─── DATA EXTRACT
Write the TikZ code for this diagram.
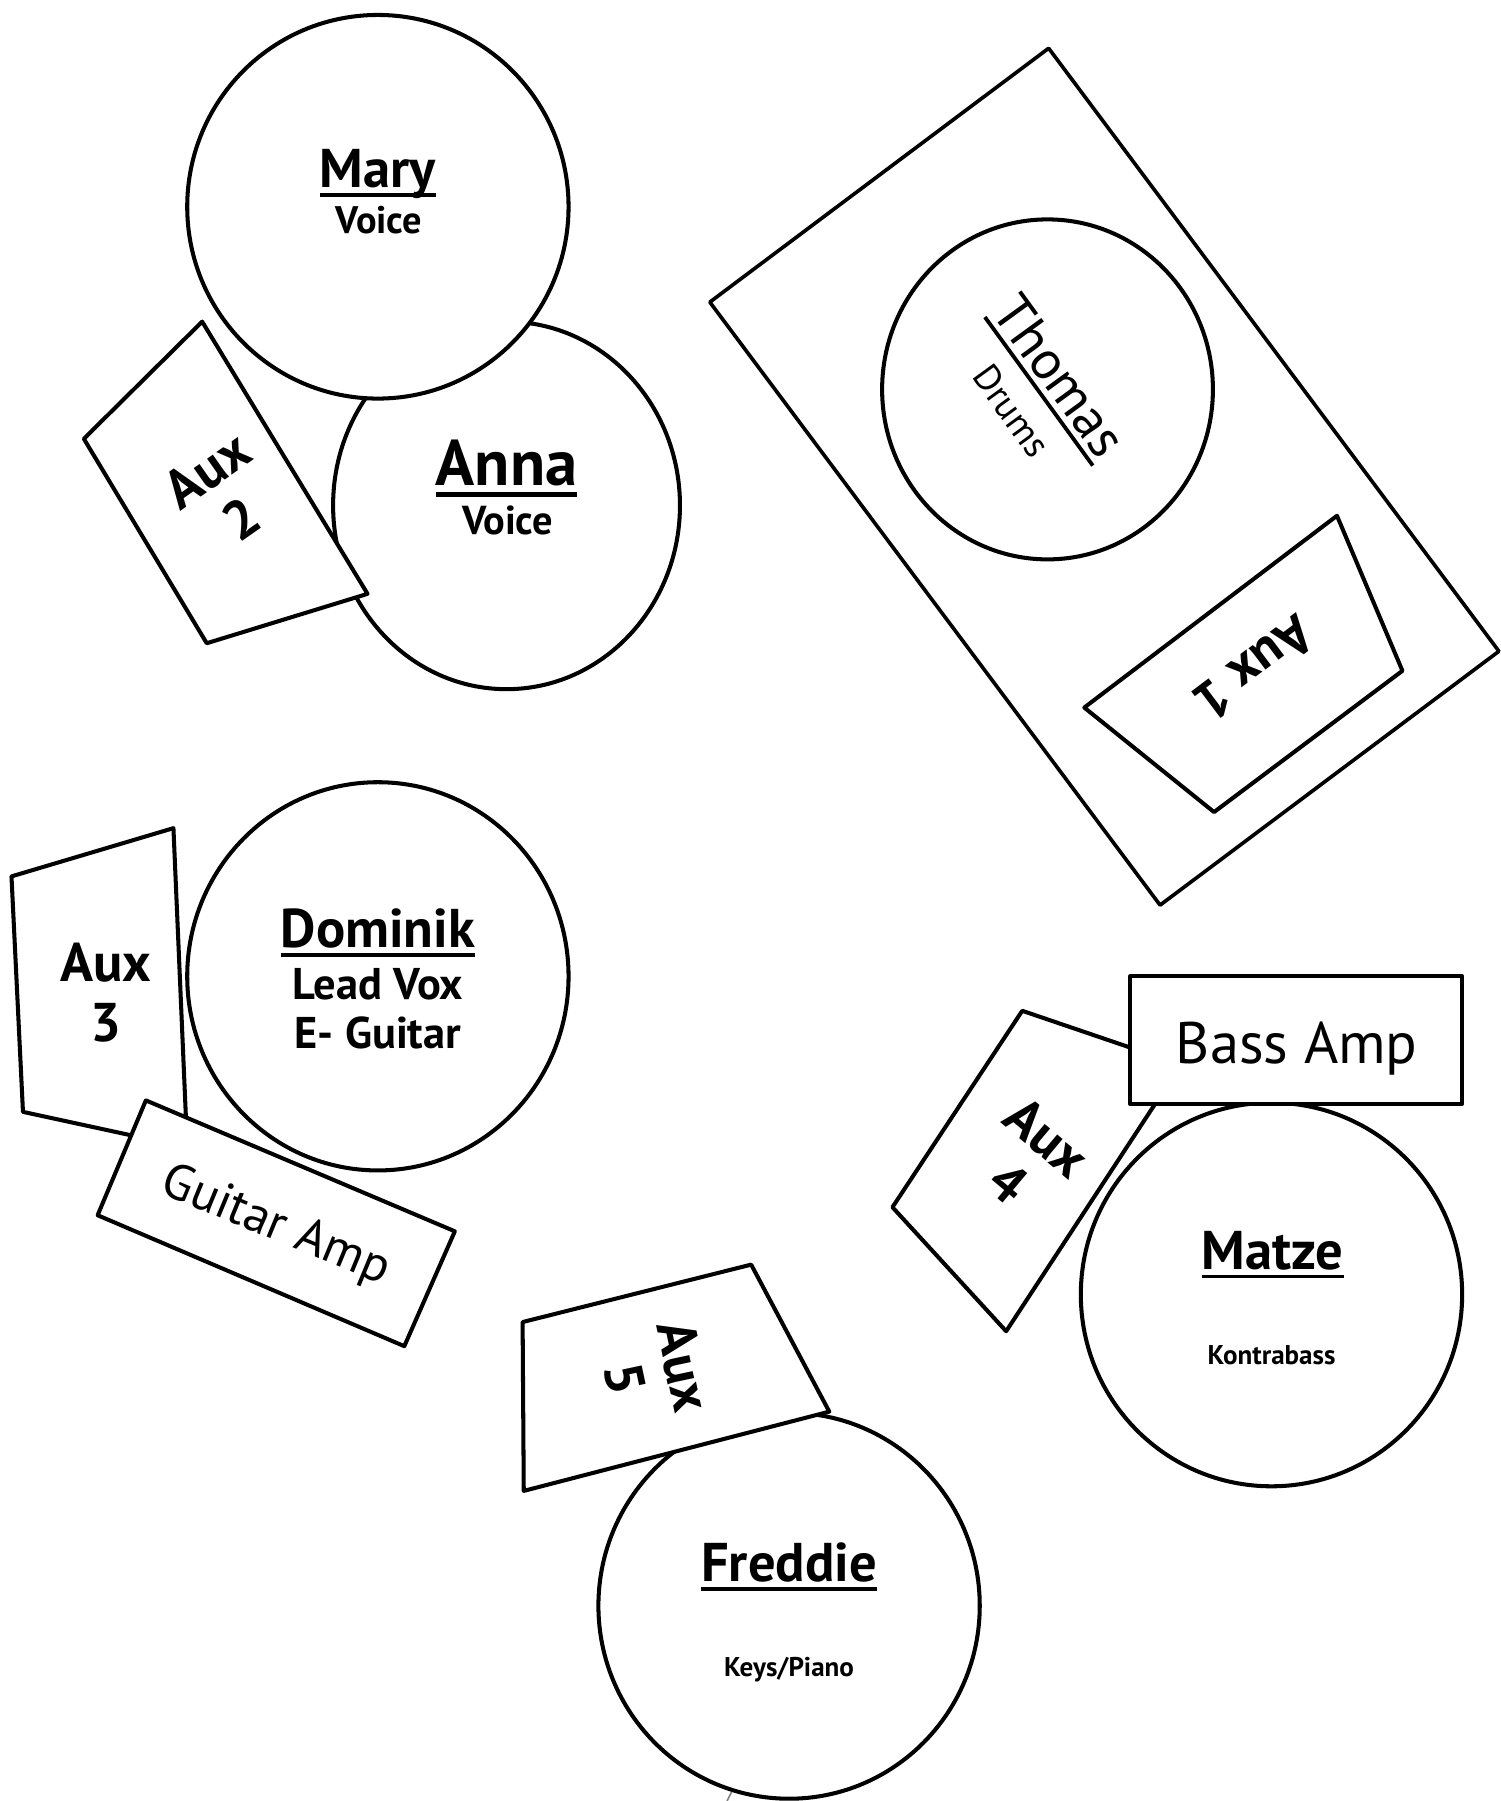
\documentclass[tikz,border=0pt]{standalone}
\usepackage{fontspec}
\setmainfont{PT Sans}
\newcommand{\nameul}[1]{\setbox0=\hbox{#1}\rlap{\rule[-0.17em]{\wd0}{0.07em}}\box0}
\newcommand{\fs}[1]{\fontsize{#1}{1.1\dimexpr #1pt\relax}\selectfont}

\begin{document}
\begin{tikzpicture}[x=0.01cm, y=-0.01cm, line width=1pt, line join=round,
	stage/.style={draw, fill=white},
	who/.style={font=\bfseries\fs{13.5}, anchor=base, inner sep=0pt},
	role/.style={font=\bfseries\fs{9.5}, anchor=base, inner sep=0pt},
	aux/.style={font=\bfseries\fontsize{13.5}{14.8}\selectfont, align=center, inner sep=0pt},
	amp/.style={font=\fs{13.5}, inner sep=0pt}]
	\useasboundingbox (0,0) rectangle (1306,1568);

	% Mary, Anna, Aux 2
	\draw[stage] (441,440) ellipse [x radius=151, y radius=160];
	\draw[stage] (329,180) ellipse [x radius=166, y radius=167];
	\draw[stage] (176,280) -- (320,517) -- (180,560) -- (73,382) -- cycle;
	\node[who] (mary) at (329,163) {\nameul{Mary}};
	\node[role] (mary_role) at (330,203) {Voice};
	\node[who, font=\bfseries\fs{16}] (anna) at (441,423) {\nameul{Anna}};
	\node[role, font=\bfseries\fs{10}] (anna_role) at (442,465) {Voice};
	\node[aux, rotate=35] (aux2) at (195,430) {Aux\\2};

	% Thomas, Aux 1
	\draw[stage, line width=0.9pt] (913,42) -- (1305,567) -- (1010,788) -- (618,263) -- cycle;
	\draw[stage] (912,339) ellipse [x radius=144, y radius=148];
	\draw[stage] (1164,449) -- (1221,584) -- (1057,707) -- (944,616) -- cycle;
	\node[amp, align=center, font=\fontsize{13.5}{14.9}\selectfont, rotate=-54] (thomas) at (904,341)
		{\nameul{Thomas}\\[-1.6pt]{\fs{9.2}Drums}};
	\node[aux, rotate=217] (aux1) at (1092,582) {Aux 1};

	% Dominik, Aux 3, Guitar Amp
	\draw[stage] (329,850) ellipse [x radius=166, y radius=169];
	\draw[stage] (10,763) -- (151,721) -- (163,999) -- (20,968) -- cycle;
	\draw[stage] (127,958) -- (396,1072) -- (352,1172) -- (85,1058) -- cycle;
	\node[who] (dominik) at (329,825) {\nameul{Dominik}};
	\node[role, font=\bfseries\fs{11}] (dominik_role) at (329,870) {Lead Vox};
	\node[role, font=\bfseries\fs{11}] (dominik_role2) at (329,913) {E- Guitar};
	\node[aux] (aux3) at (92,864) {Aux\\3};
	\node[amp, font=\fs{12.5}, rotate=-22.5] (guitar_amp) at (240,1068) {Guitar Amp};

	% Matze, Aux 4, Bass Amp
	\draw[stage] (1107,1127) ellipse [x radius=166, y radius=167];
	\draw[stage] (890,880) -- (1028,927) -- (876,1159) -- (777,1051) -- cycle;
	\draw[stage] (984,850) rectangle (1273,961);
	\node[who] (matze) at (1108,1105) {\nameul{Matze}};
	\node[role, font=\bfseries\fs{6.7}] (matze_role) at (1107,1188) {Kontrabass};
	\node[aux, rotate=-40] (aux4) at (895,1010) {Aux\\4};
	\node[amp, font=\fs{14.5}, anchor=base] (bass_amp) at (1129,926) {Bass Amp};

	% Freddie, Aux 5
	\draw[stage] (687,1398) ellipse [x radius=166, y radius=168];
	\draw[stage] (455,1151) -- (654,1101) -- (722,1229) -- (456,1298) -- cycle;
	\node[who] (freddie) at (687,1377) {\nameul{Freddie}};
	\node[role, font=\bfseries\fs{6.7}] (freddie_role) at (687,1460) {Keys/Piano};
	\node[aux, rotate=-78] (aux5) at (570,1195) {Aux\\5};
	\draw[gray, line width=0.4pt] (633,1568) -- (637,1560);
\end{tikzpicture}
\end{document}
──────
JOB: Go from the first line of the listing to the line holding "rotate=35] (aux2) at" and, please, transcribe those lines exactly, both included, with no pictures.

OUTPUT FOR THIS EXERCISE:
Write the TikZ code for this diagram.
\documentclass[tikz,border=0pt]{standalone}
\usepackage{fontspec}
\setmainfont{PT Sans}
\newcommand{\nameul}[1]{\setbox0=\hbox{#1}\rlap{\rule[-0.17em]{\wd0}{0.07em}}\box0}
\newcommand{\fs}[1]{\fontsize{#1}{1.1\dimexpr #1pt\relax}\selectfont}

\begin{document}
\begin{tikzpicture}[x=0.01cm, y=-0.01cm, line width=1pt, line join=round,
	stage/.style={draw, fill=white},
	who/.style={font=\bfseries\fs{13.5}, anchor=base, inner sep=0pt},
	role/.style={font=\bfseries\fs{9.5}, anchor=base, inner sep=0pt},
	aux/.style={font=\bfseries\fontsize{13.5}{14.8}\selectfont, align=center, inner sep=0pt},
	amp/.style={font=\fs{13.5}, inner sep=0pt}]
	\useasboundingbox (0,0) rectangle (1306,1568);

	% Mary, Anna, Aux 2
	\draw[stage] (441,440) ellipse [x radius=151, y radius=160];
	\draw[stage] (329,180) ellipse [x radius=166, y radius=167];
	\draw[stage] (176,280) -- (320,517) -- (180,560) -- (73,382) -- cycle;
	\node[who] (mary) at (329,163) {\nameul{Mary}};
	\node[role] (mary_role) at (330,203) {Voice};
	\node[who, font=\bfseries\fs{16}] (anna) at (441,423) {\nameul{Anna}};
	\node[role, font=\bfseries\fs{10}] (anna_role) at (442,465) {Voice};
	\node[aux, rotate=35] (aux2) at (195,430) {Aux\\2};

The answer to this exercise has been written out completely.